Of course, the 'more' will come in time by itself, but on that I'm
with the mad Ophelia when she says "They say the owl was the baker's
daughter. Lord we know what we are but kow not what we may be."
With regard to digital editing, I had a 'penny-dropping' moment when
I saw Peter Robinson's side by side display of the Ellesmere and
Hengwrt manuscripts of Chaucer, where color and other markers are
used to identify differences, allowing a nonspecialist reader to take
in textual variance at one glance. That's a big thing, even though a
skeptic might say that it doesn't really add knowledge for the reader
who know how to read an apparatus criticus.
On Dec 22, 2006, at 12:56 AM, Peter Baker wrote:
> I don't have an answer, but would just like to indicate an interest
> in a discussion of the issue. A few weeks ago I was an examiner on
> a defense of a dissertation that was a TEI-conformant edition of a
> text. One of the examiners, who tends to ask skeptical questions
> about technological issues (though far from a Luddite), asked if
> the use of technology in textual editing had brought about any
> changes in editing theory, or had rather enabled scholars to do
> better, or perhaps more thoroughly, what they had been doing (or
> had wished to do) all along.
> There was a lively discussion, but the question came up near the
> end of the defense, and we had to leave without much of an answer.
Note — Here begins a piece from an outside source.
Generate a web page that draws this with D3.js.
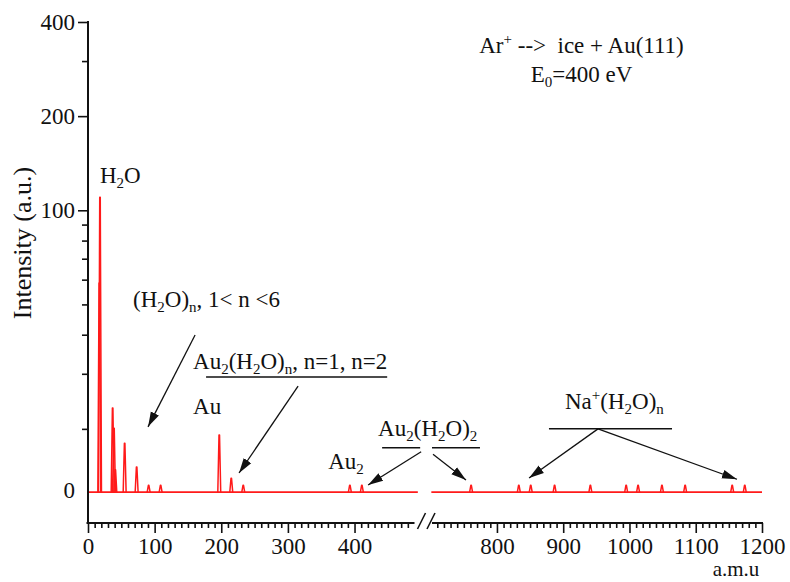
<!DOCTYPE html>
<html><head><meta charset="utf-8">
<script src="https://cdn.jsdelivr.net/npm/d3@7"></script>
<style>
body{margin:0;background:#fff}
svg{display:block}
svg text{fill:#111;white-space:pre}
</style>
</head><body>
<svg id="c" width="790" height="582"></svg>
<script>
// ---- data ----
const peakMass      = [17, 18, 37, 39, 41, 55, 73, 91, 109, 197, 215, 233, 393, 411,
                       761, 833, 851, 887, 941, 995, 1013, 1049, 1084, 1155, 1174];
const peakIntensity = [58.5, 110, 23.3, 20.1, 14.8, 18.0, 15.1, 13.2, 13.2, 19.1, 13.9, 13.2, 13.2, 13.2,
                       13.2, 13.2, 13.2, 13.2, 13.2, 13.2, 13.2, 13.2, 13.2, 13.2, 13.2];
const baselineIntensity = 12.55;
const leftRange  = [0, 490];      // amu shown before the axis break
const rightRange = [702, 1200];   // amu shown after the axis break
const xMajorLeft  = [0, 100, 200, 300, 400];
const xMajorRight = [800, 900, 1000, 1100, 1200];
const yMajor = [100, 200, 400];
const yMinor = [20, 30, 40, 50, 60, 70, 80, 90, 300];
const yZeroLabel = "0";

// annotation texts: [mass, intensity, parts, anchor]
const labels = [
  [18, 122.3, [["H"],["2","sub"],["O"]], "start"],
  [67.6, 49.1, [["(H"],["2","sub"],["O)"],["n","sub"],[", 1< n <6"]], "start"],
  [157.7, 31.1, [["Au"],["2","sub"],["(H"],["2","sub"],["O)"],["n","sub"],[", n=1, n=2"]], "start"],
  [157.7, 22.3, [["Au"]], "start"],
  [360.4, 14.88, [["Au"],["2","sub"]], "start"],
  [435.4, 19.0, [["Au"],["2","sub"],["(H"],["2","sub"],["O)"],["2","sub"]], "start"],
  [902.7, 23.2, [["Na"],["+","sup"],["(H"],["2","sub"],["O)"],["n","sub"]], "start"],
  [927.6, 318.4, [["Ar"],["+","sup"],[" -->  ice + Au(111)"]], "middle"],
  [927.6, 257.8, [["E"],["0","sub"],["=400 eV"]], "middle"]
];
// underline segments [m1, m2, intensity]
const underlines = [
  [177.2, 449, 29.3],
  [441.4, 498.5, 17.4],
  [702, 774.4, 17.4],
  [878.5, 1064.2, 20.0]
];
// arrows [m1, v1, m2(tip), v2(tip)]
const arrows = [
  [160.7, 39.9, 90.1, 20.3],
  [315.3, 27.4, 226.7, 14.45],
  [500, 16.9, 420.4, 13.23],
  [703.5, 16.6, 753.3, 13.73],
  [952.5, 20.0, 848.5, 13.93],
  [952.5, 20.0, 1162.2, 13.8]
];

// ---- scales ----
const FONT = "'Liberation Serif','Times New Roman',Tinos,'Noto Serif','DejaVu Serif',serif";
const svg = d3.select("#c");
const xL = d3.scaleLinear().domain(leftRange).range([88, 414.5]);
const xR = d3.scaleLinear().domain(rightRange).range([432, 762]);
const X = m => m > 600 ? xR(m) : xL(m);
const y = d3.scaleLog().domain([10, 400]).range([523, 22]);
const axisY = 523;

// ---- spectrum ----
const red = "#ff1a1a";
const g = svg.append("g");
[[leftRange[0], leftRange[1] + 5], [rightRange[0] - 1, rightRange[1]]].forEach(r => {
  g.append("line").attr("x1", X(r[0])).attr("x2", r[1] > 600 ? xR(r[1]) : xL(r[1]))
    .attr("y1", y(baselineIntensity)).attr("y2", y(baselineIntensity))
    .attr("stroke", red).attr("stroke-width", 1.6);
});
const hw = 2.2;
const line = d3.line().x(d => X(d[0])).y(d => y(d[1]));
peakMass.forEach((m, i) => {
  const v = peakIntensity[i];
  g.append("path").attr("d", line([[m - hw, baselineIntensity], [m - 0.4, v], [m + 0.4, v], [m + hw, baselineIntensity]]))
    .attr("fill", "none").attr("stroke", red).attr("stroke-width", 1.5).attr("stroke-linejoin", "round");
});

// ---- axes ----
function styleAxis(sel) {
  sel.attr("font-family", FONT).attr("font-size", 23);
  sel.select(".domain").remove();
  sel.selectAll("line").attr("stroke", "#111").attr("stroke-width", 1.6);
  sel.selectAll("text").attr("fill", "#111");
}
const minorL = d3.range(10, 490, 10).filter(v => v % 100);
const minorR = d3.range(710, 1200, 10).filter(v => v % 100);
svg.append("g").attr("transform", `translate(0,${axisY})`)
  .call(d3.axisBottom(xL).tickValues(minorL).tickSize(5).tickFormat("")).call(styleAxis);
svg.append("g").attr("transform", `translate(0,${axisY})`)
  .call(d3.axisBottom(xR).tickValues(minorR).tickSize(5).tickFormat("")).call(styleAxis);
svg.append("g").attr("transform", `translate(0,${axisY})`)
  .call(d3.axisBottom(xL).tickValues(xMajorLeft).tickSize(10).tickPadding(5).tickFormat(d3.format("d"))).call(styleAxis);
svg.append("g").attr("transform", `translate(0,${axisY})`)
  .call(d3.axisBottom(xR).tickValues(xMajorRight).tickSize(10).tickPadding(5).tickFormat(d3.format("d"))).call(styleAxis);
svg.append("line").attr("x1", xL.range()[0] - 1.5).attr("x2", xL.range()[1])
  .attr("y1", axisY).attr("y2", axisY).attr("stroke", "#111").attr("stroke-width", 2);
svg.append("line").attr("x1", xR.range()[0]).attr("x2", xR.range()[1] + 1)
  .attr("y1", axisY).attr("y2", axisY).attr("stroke", "#111").attr("stroke-width", 2);
const gapL = xL.range()[1], gapR = xR.range()[0];
[[gapL + 3, gapL + 11], [gapR - 5, gapR + 3]].forEach(s => {
  svg.append("line").attr("x1", s[0]).attr("y1", axisY + 6).attr("x2", s[1]).attr("y2", axisY - 10)
    .attr("stroke", "#111").attr("stroke-width", 1.6);
});

svg.append("g").attr("transform", "translate(88,0)")
  .call(d3.axisLeft(y).tickValues(yMinor).tickSize(6).tickFormat("")).call(styleAxis);
svg.append("g").attr("transform", "translate(88,0)")
  .call(d3.axisLeft(y).tickValues(yMajor).tickSize(10).tickPadding(3).tickFormat(d3.format("d"))).call(styleAxis);
svg.append("line").attr("x1", 88).attr("x2", 88).attr("y1", y(400) - 1).attr("y2", axisY)
  .attr("stroke", "#111").attr("stroke-width", 2);
svg.append("text").attr("x", 75).attr("y", y(baselineIntensity)).attr("dy", "0.26em")
  .attr("text-anchor", "end").attr("font-family", FONT).attr("font-size", 23).text(yZeroLabel);

svg.append("text").attr("transform", "translate(31,243) rotate(-90)").attr("text-anchor", "middle")
  .attr("font-family", FONT).attr("font-size", 26).text("Intensity (a.u.)");
svg.append("text").attr("x", 736).attr("y", 576).attr("text-anchor", "middle")
  .attr("font-family", FONT).attr("font-size", 21).text("a.m.u");

function rich(x, yy, parts, anchor, fs) {
  const t = svg.append("text").attr("x", x).attr("y", yy).attr("text-anchor", anchor)
    .attr("font-family", FONT).attr("font-size", fs);
  let shift = 0;
  parts.forEach(p => {
    const type = p[1] || "n";
    const target = type === "sub" ? 5 : type === "sup" ? -9 : 0;
    t.append("tspan").attr("dy", target - shift).attr("font-size", type === "n" ? fs : 15).text(p[0]);
    shift = target;
  });
}
labels.forEach(l => rich(X(l[0]), y(l[1]), l[2], l[3], 23));

underlines.forEach(u => {
  svg.append("line").attr("x1", X(u[0])).attr("x2", X(u[1])).attr("y1", y(u[2])).attr("y2", y(u[2]))
    .attr("stroke", "#111").attr("stroke-width", 1.5);
});

svg.append("defs").append("marker").attr("id", "ah").attr("markerUnits", "userSpaceOnUse")
  .attr("markerWidth", 16).attr("markerHeight", 12).attr("viewBox", "0 -6 16 12")
  .attr("refX", 15).attr("refY", 0).attr("orient", "auto")
  .append("path").attr("d", "M0,-4.5L15,0L0,4.5Z").attr("fill", "#111");
arrows.forEach(a => {
  svg.append("line").attr("x1", X(a[0])).attr("y1", y(a[1])).attr("x2", X(a[2])).attr("y2", y(a[3]))
    .attr("stroke", "#111").attr("stroke-width", 1.3).attr("marker-end", "url(#ah)");
});
</script>
</body></html>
> I should say that the same colleague asked me nearly the same
> question some dozen years ago, and I am feeling a bit vexed that I
> have not come up with a profound answer in the meantime.
> Daniel O'Donnell wrote:
>> I have a question: one of the things the TEI forces one to think
>> is what typographic conventions mean (obviously). I am looking at an
>> essay from a student who is quite good, but who, in his
>> carefulness to
>> document, is calling text we'd describe as <mentioned> as <emphasis>:
>> i.e. in his citation (of a passage discussing some linguistic
>> forms in
>> italics) he adds "emphasis in original". I'd started to write, "no
>> it is
>> <mentioned>, so you don't need to say you are keeping it." But then I
>> realised that that would create more trouble than it would eliminate.
>> Anybody have experience teaching text structure in a non-markup
>> where their sense of what a text is has been influenced by the
>> TEI? Or
>> is it the case that if I were better trained I'd know all about text
>> structure from pre-SGML/TEI sources? I've never really thought of
>> how my
>> experience with the TEI shapes my understanding of print, but it
>> must. I
>> wonder if it is changing textual criticism in any way?